Description of the task: Please transcribe the data below exactly. Leave the pictures out.

[Begin Data excerpt]

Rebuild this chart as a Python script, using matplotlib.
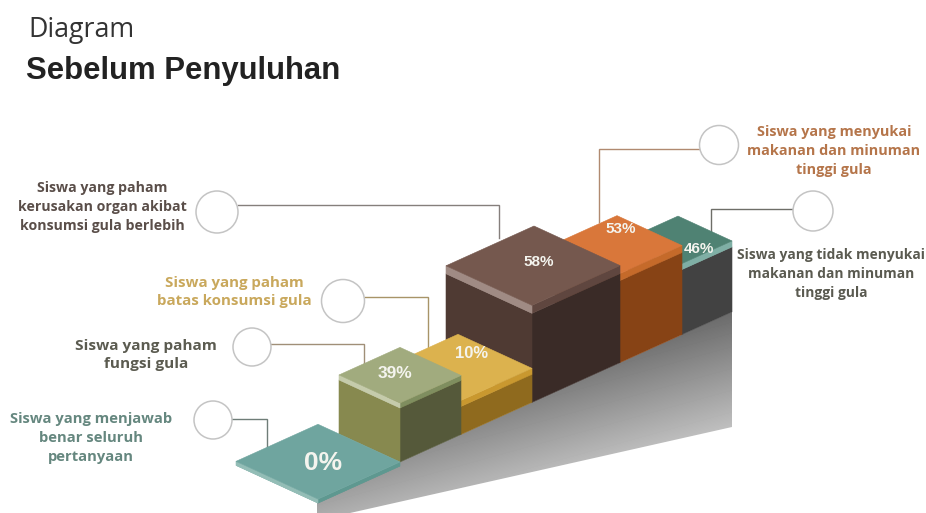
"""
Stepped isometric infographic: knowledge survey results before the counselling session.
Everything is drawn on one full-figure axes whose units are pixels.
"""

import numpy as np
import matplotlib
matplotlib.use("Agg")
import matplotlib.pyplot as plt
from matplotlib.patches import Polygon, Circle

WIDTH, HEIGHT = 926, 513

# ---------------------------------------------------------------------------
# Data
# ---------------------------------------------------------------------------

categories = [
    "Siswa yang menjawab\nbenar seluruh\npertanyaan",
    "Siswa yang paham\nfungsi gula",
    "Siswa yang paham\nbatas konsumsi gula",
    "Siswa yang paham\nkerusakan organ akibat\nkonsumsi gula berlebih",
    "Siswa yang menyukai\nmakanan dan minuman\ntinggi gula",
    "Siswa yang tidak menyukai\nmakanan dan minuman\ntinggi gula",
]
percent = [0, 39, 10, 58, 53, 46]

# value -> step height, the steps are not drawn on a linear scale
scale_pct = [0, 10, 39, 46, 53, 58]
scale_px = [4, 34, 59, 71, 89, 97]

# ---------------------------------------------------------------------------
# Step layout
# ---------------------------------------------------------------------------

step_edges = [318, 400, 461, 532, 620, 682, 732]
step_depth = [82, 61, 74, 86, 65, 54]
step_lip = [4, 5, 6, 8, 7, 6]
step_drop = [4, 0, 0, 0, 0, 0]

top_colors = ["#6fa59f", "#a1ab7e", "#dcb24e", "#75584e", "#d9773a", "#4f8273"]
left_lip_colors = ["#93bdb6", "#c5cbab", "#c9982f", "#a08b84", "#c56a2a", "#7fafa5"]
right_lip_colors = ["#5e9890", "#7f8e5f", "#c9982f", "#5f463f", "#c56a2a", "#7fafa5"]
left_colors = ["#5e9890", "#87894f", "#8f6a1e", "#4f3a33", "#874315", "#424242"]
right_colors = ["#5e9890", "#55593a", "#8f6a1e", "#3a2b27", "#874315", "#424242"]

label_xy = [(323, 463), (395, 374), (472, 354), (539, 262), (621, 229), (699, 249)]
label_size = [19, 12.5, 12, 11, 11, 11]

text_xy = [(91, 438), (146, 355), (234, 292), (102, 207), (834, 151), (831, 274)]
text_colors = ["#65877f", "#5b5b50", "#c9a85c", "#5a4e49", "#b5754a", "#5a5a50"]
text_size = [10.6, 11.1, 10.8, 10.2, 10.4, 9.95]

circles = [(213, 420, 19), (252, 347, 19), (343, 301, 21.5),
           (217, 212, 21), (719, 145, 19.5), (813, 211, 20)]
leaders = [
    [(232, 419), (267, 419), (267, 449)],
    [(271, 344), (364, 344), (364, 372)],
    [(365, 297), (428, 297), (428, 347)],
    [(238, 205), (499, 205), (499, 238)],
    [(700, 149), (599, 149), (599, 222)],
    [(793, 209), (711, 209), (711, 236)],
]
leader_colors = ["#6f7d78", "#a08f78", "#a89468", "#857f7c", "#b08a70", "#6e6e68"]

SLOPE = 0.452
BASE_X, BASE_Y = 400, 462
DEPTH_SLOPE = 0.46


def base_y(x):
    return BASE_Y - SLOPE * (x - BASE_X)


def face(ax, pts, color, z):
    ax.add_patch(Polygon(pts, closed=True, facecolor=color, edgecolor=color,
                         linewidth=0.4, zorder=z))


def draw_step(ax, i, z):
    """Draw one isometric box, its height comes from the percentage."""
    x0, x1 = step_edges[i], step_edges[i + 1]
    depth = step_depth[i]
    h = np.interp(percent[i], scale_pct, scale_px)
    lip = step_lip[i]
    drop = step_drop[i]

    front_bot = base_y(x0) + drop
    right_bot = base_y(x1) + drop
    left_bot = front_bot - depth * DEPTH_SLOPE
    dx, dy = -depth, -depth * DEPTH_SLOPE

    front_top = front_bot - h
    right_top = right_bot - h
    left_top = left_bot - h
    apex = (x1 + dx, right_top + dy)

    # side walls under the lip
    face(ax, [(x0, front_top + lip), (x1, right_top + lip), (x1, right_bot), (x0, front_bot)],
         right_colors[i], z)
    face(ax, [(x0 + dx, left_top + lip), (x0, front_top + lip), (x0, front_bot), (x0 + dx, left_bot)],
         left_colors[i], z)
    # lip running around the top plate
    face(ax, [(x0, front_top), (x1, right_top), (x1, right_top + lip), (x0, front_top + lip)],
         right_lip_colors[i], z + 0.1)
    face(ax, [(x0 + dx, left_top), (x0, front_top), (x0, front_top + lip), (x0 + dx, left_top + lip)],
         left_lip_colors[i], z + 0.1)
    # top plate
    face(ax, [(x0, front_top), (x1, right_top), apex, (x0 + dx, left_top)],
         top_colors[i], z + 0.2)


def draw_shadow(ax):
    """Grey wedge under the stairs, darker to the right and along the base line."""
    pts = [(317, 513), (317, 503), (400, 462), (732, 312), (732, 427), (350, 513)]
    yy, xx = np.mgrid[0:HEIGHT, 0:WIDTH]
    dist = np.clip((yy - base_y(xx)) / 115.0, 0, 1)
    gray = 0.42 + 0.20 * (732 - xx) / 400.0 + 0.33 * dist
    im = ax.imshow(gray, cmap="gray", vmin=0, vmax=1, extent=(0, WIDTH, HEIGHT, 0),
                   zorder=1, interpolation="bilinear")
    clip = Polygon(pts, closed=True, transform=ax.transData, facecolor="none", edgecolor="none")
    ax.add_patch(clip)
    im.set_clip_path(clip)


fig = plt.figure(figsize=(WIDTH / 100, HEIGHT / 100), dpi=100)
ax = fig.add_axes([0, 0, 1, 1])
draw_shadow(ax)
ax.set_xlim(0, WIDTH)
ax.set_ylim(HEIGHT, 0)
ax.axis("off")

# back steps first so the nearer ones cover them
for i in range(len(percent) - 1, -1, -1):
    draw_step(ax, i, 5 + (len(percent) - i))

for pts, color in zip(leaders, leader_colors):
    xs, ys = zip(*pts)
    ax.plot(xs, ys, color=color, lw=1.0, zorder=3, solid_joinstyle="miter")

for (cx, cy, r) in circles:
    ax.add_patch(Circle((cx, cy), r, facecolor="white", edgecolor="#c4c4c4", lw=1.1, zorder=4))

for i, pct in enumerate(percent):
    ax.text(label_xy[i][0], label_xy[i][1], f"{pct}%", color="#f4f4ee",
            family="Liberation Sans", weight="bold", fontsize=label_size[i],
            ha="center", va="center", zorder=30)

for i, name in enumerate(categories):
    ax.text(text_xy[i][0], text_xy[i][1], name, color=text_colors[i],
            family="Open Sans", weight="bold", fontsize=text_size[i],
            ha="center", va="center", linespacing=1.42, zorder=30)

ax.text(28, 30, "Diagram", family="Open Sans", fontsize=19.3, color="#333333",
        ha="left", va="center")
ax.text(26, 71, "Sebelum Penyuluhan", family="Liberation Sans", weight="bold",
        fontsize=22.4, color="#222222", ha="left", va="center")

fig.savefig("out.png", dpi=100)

[End Data excerpt]

Exercise output:
Rebuild this chart as a Python script, using matplotlib.
"""
Stepped isometric infographic: knowledge survey results before the counselling session.
Everything is drawn on one full-figure axes whose units are pixels.
"""

import numpy as np
import matplotlib
matplotlib.use("Agg")
import matplotlib.pyplot as plt
from matplotlib.patches import Polygon, Circle

WIDTH, HEIGHT = 926, 513

# ---------------------------------------------------------------------------
# Data
# ---------------------------------------------------------------------------

categories = [
    "Siswa yang menjawab\nbenar seluruh\npertanyaan",
    "Siswa yang paham\nfungsi gula",
    "Siswa yang paham\nbatas konsumsi gula",
    "Siswa yang paham\nkerusakan organ akibat\nkonsumsi gula berlebih",
    "Siswa yang menyukai\nmakanan dan minuman\ntinggi gula",
    "Siswa yang tidak menyukai\nmakanan dan minuman\ntinggi gula",
]
percent = [0, 39, 10, 58, 53, 46]

# value -> step height, the steps are not drawn on a linear scale
scale_pct = [0, 10, 39, 46, 53, 58]
scale_px = [4, 34, 59, 71, 89, 97]

# ---------------------------------------------------------------------------
# Step layout
# ---------------------------------------------------------------------------

step_edges = [318, 400, 461, 532, 620, 682, 732]
step_depth = [82, 61, 74, 86, 65, 54]
step_lip = [4, 5, 6, 8, 7, 6]
step_drop = [4, 0, 0, 0, 0, 0]

top_colors = ["#6fa59f", "#a1ab7e", "#dcb24e", "#75584e", "#d9773a", "#4f8273"]
left_lip_colors = ["#93bdb6", "#c5cbab", "#c9982f", "#a08b84", "#c56a2a", "#7fafa5"]
right_lip_colors = ["#5e9890", "#7f8e5f", "#c9982f", "#5f463f", "#c56a2a", "#7fafa5"]
left_colors = ["#5e9890", "#87894f", "#8f6a1e", "#4f3a33", "#874315", "#424242"]
right_colors = ["#5e9890", "#55593a", "#8f6a1e", "#3a2b27", "#874315", "#424242"]

label_xy = [(323, 463), (395, 374), (472, 354), (539, 262), (621, 229), (699, 249)]
label_size = [19, 12.5, 12, 11, 11, 11]

text_xy = [(91, 438), (146, 355), (234, 292), (102, 207), (834, 151), (831, 274)]
text_colors = ["#65877f", "#5b5b50", "#c9a85c", "#5a4e49", "#b5754a", "#5a5a50"]
text_size = [10.6, 11.1, 10.8, 10.2, 10.4, 9.95]

circles = [(213, 420, 19), (252, 347, 19), (343, 301, 21.5),
           (217, 212, 21), (719, 145, 19.5), (813, 211, 20)]
leaders = [
    [(232, 419), (267, 419), (267, 449)],
    [(271, 344), (364, 344), (364, 372)],
    [(365, 297), (428, 297), (428, 347)],
    [(238, 205), (499, 205), (499, 238)],
    [(700, 149), (599, 149), (599, 222)],
    [(793, 209), (711, 209), (711, 236)],
]
leader_colors = ["#6f7d78", "#a08f78", "#a89468", "#857f7c", "#b08a70", "#6e6e68"]

SLOPE = 0.452
BASE_X, BASE_Y = 400, 462
DEPTH_SLOPE = 0.46


def base_y(x):
    return BASE_Y - SLOPE * (x - BASE_X)


def face(ax, pts, color, z):
    ax.add_patch(Polygon(pts, closed=True, facecolor=color, edgecolor=color,
                         linewidth=0.4, zorder=z))


def draw_step(ax, i, z):
    """Draw one isometric box, its height comes from the percentage."""
    x0, x1 = step_edges[i], step_edges[i + 1]
    depth = step_depth[i]
    h = np.interp(percent[i], scale_pct, scale_px)
    lip = step_lip[i]
    drop = step_drop[i]

    front_bot = base_y(x0) + drop
    right_bot = base_y(x1) + drop
    left_bot = front_bot - depth * DEPTH_SLOPE
    dx, dy = -depth, -depth * DEPTH_SLOPE

    front_top = front_bot - h
    right_top = right_bot - h
    left_top = left_bot - h
    apex = (x1 + dx, right_top + dy)

    # side walls under the lip
    face(ax, [(x0, front_top + lip), (x1, right_top + lip), (x1, right_bot), (x0, front_bot)],
         right_colors[i], z)
    face(ax, [(x0 + dx, left_top + lip), (x0, front_top + lip), (x0, front_bot), (x0 + dx, left_bot)],
         left_colors[i], z)
    # lip running around the top plate
    face(ax, [(x0, front_top), (x1, right_top), (x1, right_top + lip), (x0, front_top + lip)],
         right_lip_colors[i], z + 0.1)
    face(ax, [(x0 + dx, left_top), (x0, front_top), (x0, front_top + lip), (x0 + dx, left_top + lip)],
         left_lip_colors[i], z + 0.1)
    # top plate
    face(ax, [(x0, front_top), (x1, right_top), apex, (x0 + dx, left_top)],
         top_colors[i], z + 0.2)


def draw_shadow(ax):
    """Grey wedge under the stairs, darker to the right and along the base line."""
    pts = [(317, 513), (317, 503), (400, 462), (732, 312), (732, 427), (350, 513)]
    yy, xx = np.mgrid[0:HEIGHT, 0:WIDTH]
    dist = np.clip((yy - base_y(xx)) / 115.0, 0, 1)
    gray = 0.42 + 0.20 * (732 - xx) / 400.0 + 0.33 * dist
    im = ax.imshow(gray, cmap="gray", vmin=0, vmax=1, extent=(0, WIDTH, HEIGHT, 0),
                   zorder=1, interpolation="bilinear")
    clip = Polygon(pts, closed=True, transform=ax.transData, facecolor="none", edgecolor="none")
    ax.add_patch(clip)
    im.set_clip_path(clip)


fig = plt.figure(figsize=(WIDTH / 100, HEIGHT / 100), dpi=100)
ax = fig.add_axes([0, 0, 1, 1])
draw_shadow(ax)
ax.set_xlim(0, WIDTH)
ax.set_ylim(HEIGHT, 0)
ax.axis("off")

# back steps first so the nearer ones cover them
for i in range(len(percent) - 1, -1, -1):
    draw_step(ax, i, 5 + (len(percent) - i))

for pts, color in zip(leaders, leader_colors):
    xs, ys = zip(*pts)
    ax.plot(xs, ys, color=color, lw=1.0, zorder=3, solid_joinstyle="miter")

for (cx, cy, r) in circles:
    ax.add_patch(Circle((cx, cy), r, facecolor="white", edgecolor="#c4c4c4", lw=1.1, zorder=4))

for i, pct in enumerate(percent):
    ax.text(label_xy[i][0], label_xy[i][1], f"{pct}%", color="#f4f4ee",
            family="Liberation Sans", weight="bold", fontsize=label_size[i],
            ha="center", va="center", zorder=30)

for i, name in enumerate(categories):
    ax.text(text_xy[i][0], text_xy[i][1], name, color=text_colors[i],
            family="Open Sans", weight="bold", fontsize=text_size[i],
            ha="center", va="center", linespacing=1.42, zorder=30)

ax.text(28, 30, "Diagram", family="Open Sans", fontsize=19.3, color="#333333",
        ha="left", va="center")
ax.text(26, 71, "Sebelum Penyuluhan", family="Liberation Sans", weight="bold",
        fontsize=22.4, color="#222222", ha="left", va="center")

fig.savefig("out.png", dpi=100)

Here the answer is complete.